> _DATA EXCERPT_:
---

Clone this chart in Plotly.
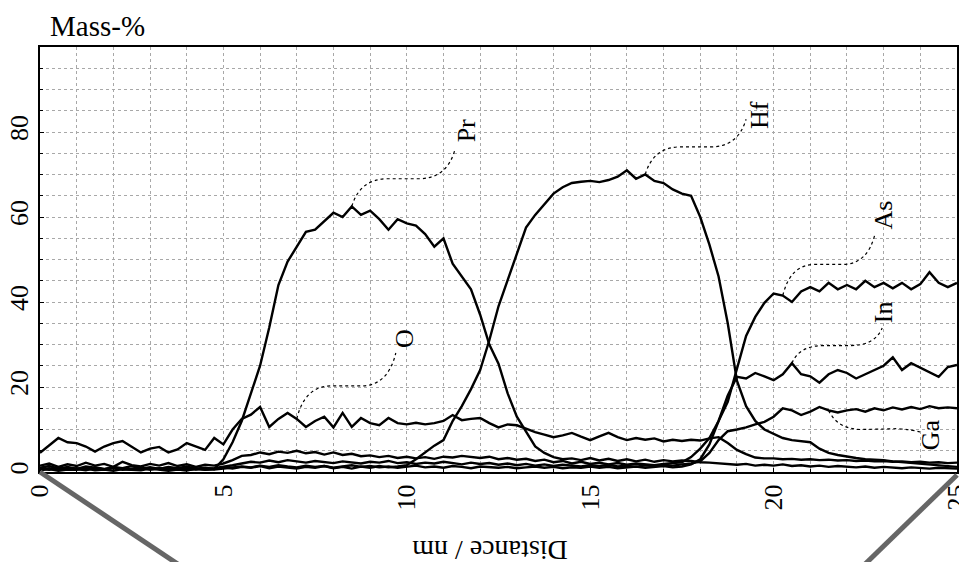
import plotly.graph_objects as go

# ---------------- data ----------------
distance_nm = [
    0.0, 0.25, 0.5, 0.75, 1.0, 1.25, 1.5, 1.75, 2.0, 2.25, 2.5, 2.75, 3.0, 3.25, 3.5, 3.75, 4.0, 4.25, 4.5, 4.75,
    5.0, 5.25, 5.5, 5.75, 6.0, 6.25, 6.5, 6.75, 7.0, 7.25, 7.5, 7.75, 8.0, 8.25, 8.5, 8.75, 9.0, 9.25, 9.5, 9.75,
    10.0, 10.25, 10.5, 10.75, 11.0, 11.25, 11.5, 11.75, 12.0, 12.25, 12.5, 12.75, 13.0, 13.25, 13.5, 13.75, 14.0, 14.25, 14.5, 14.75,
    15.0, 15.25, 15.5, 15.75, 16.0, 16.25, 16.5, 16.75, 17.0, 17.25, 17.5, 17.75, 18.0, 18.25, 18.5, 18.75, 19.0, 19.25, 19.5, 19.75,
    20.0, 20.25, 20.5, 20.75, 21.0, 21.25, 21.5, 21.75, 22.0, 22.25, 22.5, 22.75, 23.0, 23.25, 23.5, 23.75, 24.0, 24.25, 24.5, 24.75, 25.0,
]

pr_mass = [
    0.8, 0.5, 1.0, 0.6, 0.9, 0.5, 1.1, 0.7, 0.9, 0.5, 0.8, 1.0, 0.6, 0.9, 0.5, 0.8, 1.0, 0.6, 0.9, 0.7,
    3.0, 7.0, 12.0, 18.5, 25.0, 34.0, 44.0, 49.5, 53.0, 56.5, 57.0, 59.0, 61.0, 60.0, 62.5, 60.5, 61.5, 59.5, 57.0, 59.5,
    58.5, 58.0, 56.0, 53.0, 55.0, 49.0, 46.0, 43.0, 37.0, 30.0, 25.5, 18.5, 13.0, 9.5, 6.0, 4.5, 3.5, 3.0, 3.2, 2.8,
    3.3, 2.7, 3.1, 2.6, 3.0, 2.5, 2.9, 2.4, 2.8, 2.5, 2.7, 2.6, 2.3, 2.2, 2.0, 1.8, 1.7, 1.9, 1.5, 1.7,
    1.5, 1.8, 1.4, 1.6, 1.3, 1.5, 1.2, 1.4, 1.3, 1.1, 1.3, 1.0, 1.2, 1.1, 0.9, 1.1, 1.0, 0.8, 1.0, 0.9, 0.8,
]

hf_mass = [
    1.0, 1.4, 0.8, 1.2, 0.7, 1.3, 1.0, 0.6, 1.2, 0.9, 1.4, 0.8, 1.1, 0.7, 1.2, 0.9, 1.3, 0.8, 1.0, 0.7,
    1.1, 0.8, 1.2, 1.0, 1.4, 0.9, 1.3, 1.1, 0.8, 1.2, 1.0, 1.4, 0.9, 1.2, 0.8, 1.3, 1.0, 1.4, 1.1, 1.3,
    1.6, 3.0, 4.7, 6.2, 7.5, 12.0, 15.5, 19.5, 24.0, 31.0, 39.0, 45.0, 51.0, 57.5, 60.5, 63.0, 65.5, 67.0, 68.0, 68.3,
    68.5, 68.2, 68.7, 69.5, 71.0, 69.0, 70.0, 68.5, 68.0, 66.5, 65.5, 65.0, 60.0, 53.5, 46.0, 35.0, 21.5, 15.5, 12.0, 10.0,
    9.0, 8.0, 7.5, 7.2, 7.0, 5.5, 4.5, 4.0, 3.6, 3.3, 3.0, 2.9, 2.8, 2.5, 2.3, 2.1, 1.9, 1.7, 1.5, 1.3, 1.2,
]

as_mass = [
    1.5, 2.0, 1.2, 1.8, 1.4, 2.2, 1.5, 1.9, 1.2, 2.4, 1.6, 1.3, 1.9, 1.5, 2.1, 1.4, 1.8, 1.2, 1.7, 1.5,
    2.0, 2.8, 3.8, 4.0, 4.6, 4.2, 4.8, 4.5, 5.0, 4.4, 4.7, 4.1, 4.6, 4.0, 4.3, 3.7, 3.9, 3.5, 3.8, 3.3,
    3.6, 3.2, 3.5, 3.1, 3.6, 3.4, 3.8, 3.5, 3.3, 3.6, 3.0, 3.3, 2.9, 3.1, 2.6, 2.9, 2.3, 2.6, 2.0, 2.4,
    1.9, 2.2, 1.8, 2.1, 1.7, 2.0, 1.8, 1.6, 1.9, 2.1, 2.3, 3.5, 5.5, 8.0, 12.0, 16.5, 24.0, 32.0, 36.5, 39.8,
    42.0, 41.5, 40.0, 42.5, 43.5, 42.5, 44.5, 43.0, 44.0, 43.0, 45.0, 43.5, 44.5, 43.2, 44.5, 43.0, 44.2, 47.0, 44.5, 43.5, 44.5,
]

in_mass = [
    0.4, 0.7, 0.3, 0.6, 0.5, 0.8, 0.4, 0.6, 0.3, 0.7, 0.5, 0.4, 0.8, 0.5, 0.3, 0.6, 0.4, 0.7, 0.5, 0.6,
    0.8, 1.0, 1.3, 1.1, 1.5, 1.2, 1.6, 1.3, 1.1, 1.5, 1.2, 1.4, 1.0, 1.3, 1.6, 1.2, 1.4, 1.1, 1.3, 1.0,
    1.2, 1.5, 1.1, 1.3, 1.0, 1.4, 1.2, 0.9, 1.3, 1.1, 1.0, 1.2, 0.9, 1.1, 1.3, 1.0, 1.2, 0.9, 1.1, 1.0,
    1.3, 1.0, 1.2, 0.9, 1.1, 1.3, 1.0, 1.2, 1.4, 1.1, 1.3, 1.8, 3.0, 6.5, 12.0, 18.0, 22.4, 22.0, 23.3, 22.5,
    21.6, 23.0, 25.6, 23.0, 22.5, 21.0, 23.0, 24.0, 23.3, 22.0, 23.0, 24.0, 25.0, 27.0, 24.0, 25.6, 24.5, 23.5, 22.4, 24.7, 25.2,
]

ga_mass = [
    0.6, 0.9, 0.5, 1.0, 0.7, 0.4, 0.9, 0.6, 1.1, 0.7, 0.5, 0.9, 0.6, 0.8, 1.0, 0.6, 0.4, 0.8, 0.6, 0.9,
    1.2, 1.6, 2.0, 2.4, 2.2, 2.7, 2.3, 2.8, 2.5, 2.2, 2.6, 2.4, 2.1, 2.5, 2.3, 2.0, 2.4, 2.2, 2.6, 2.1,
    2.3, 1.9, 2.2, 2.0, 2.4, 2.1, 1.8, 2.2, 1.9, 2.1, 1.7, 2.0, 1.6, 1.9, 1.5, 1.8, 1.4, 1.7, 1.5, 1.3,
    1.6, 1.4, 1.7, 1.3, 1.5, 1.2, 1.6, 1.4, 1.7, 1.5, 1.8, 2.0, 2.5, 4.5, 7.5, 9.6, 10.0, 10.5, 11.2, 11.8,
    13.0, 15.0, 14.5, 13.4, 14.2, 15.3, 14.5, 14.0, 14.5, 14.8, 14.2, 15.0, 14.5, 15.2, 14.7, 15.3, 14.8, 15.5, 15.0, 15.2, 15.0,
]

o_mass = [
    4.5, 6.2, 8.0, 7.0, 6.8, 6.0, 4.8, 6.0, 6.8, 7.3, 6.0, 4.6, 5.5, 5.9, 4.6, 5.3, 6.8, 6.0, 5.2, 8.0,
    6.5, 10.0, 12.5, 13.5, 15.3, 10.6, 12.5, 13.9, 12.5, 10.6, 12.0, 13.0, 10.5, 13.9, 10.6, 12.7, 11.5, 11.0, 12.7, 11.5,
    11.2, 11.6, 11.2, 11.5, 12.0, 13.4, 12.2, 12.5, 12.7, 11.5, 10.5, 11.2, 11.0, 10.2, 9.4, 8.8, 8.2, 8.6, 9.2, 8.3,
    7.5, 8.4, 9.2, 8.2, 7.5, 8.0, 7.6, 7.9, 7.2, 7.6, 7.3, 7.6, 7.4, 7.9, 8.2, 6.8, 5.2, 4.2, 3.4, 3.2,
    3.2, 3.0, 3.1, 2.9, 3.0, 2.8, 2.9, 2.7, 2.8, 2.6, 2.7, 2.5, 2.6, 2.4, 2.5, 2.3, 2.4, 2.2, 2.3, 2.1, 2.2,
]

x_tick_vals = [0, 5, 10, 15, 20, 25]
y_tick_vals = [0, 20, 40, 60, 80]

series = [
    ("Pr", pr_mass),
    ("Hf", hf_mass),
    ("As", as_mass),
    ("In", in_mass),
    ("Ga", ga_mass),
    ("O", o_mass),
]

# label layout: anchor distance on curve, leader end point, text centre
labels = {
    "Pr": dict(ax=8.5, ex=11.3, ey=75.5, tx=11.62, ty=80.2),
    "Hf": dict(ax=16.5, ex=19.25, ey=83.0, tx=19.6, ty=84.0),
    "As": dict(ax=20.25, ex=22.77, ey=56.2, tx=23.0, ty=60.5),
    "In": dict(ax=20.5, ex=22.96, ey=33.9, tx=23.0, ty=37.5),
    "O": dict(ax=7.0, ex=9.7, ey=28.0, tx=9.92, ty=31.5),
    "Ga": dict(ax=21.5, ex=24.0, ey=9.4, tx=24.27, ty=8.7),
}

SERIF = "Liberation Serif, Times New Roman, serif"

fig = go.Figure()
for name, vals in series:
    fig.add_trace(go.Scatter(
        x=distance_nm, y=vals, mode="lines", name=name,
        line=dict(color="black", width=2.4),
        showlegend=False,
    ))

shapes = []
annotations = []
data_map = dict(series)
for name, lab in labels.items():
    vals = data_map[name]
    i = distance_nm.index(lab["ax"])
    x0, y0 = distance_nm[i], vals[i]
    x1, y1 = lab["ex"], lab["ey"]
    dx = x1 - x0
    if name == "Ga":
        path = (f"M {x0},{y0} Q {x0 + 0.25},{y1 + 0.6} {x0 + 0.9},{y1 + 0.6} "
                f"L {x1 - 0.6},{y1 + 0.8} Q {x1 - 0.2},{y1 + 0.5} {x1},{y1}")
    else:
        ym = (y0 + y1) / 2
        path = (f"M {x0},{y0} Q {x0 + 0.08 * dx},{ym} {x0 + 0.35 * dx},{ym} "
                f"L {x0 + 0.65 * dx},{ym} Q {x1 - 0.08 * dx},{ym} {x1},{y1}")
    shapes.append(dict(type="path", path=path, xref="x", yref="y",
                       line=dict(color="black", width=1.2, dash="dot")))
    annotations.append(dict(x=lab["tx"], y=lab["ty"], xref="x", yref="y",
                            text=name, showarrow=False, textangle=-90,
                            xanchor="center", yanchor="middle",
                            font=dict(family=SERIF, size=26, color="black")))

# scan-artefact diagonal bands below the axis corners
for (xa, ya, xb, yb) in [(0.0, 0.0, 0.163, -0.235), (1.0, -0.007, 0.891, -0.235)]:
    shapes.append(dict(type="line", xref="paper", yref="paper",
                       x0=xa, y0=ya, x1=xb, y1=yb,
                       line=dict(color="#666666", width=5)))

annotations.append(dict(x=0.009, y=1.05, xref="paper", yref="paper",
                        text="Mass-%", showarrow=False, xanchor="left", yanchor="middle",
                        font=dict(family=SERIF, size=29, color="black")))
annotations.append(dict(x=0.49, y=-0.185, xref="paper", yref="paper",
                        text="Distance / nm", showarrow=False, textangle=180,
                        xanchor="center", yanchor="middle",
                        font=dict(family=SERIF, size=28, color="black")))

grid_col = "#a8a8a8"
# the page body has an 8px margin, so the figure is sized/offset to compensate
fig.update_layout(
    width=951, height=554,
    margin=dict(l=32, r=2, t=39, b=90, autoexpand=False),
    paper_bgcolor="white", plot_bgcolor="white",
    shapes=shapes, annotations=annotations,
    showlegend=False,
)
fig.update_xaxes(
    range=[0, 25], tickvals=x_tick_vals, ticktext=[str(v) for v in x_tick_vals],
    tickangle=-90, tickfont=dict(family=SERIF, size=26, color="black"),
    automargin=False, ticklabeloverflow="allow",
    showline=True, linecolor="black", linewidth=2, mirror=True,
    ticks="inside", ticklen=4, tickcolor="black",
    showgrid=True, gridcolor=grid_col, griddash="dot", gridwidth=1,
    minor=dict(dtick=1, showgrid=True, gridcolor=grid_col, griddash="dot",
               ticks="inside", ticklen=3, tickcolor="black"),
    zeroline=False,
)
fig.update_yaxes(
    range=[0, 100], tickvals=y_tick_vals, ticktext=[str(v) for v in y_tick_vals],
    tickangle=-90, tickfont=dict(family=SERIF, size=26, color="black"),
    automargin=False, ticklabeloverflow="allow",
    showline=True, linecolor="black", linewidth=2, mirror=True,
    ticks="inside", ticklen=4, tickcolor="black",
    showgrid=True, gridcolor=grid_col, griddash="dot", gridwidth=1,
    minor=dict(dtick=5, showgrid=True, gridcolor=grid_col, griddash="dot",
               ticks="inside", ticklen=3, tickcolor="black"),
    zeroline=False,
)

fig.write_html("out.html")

---

> _YOUR TASK_: Exactly restate the lines from the beginning of the data through the line with "import plotly.graph_objects as go", and no others, keeping pictures out.

> _EXERCISE RESULT_:
Clone this chart in Plotly.
import plotly.graph_objects as go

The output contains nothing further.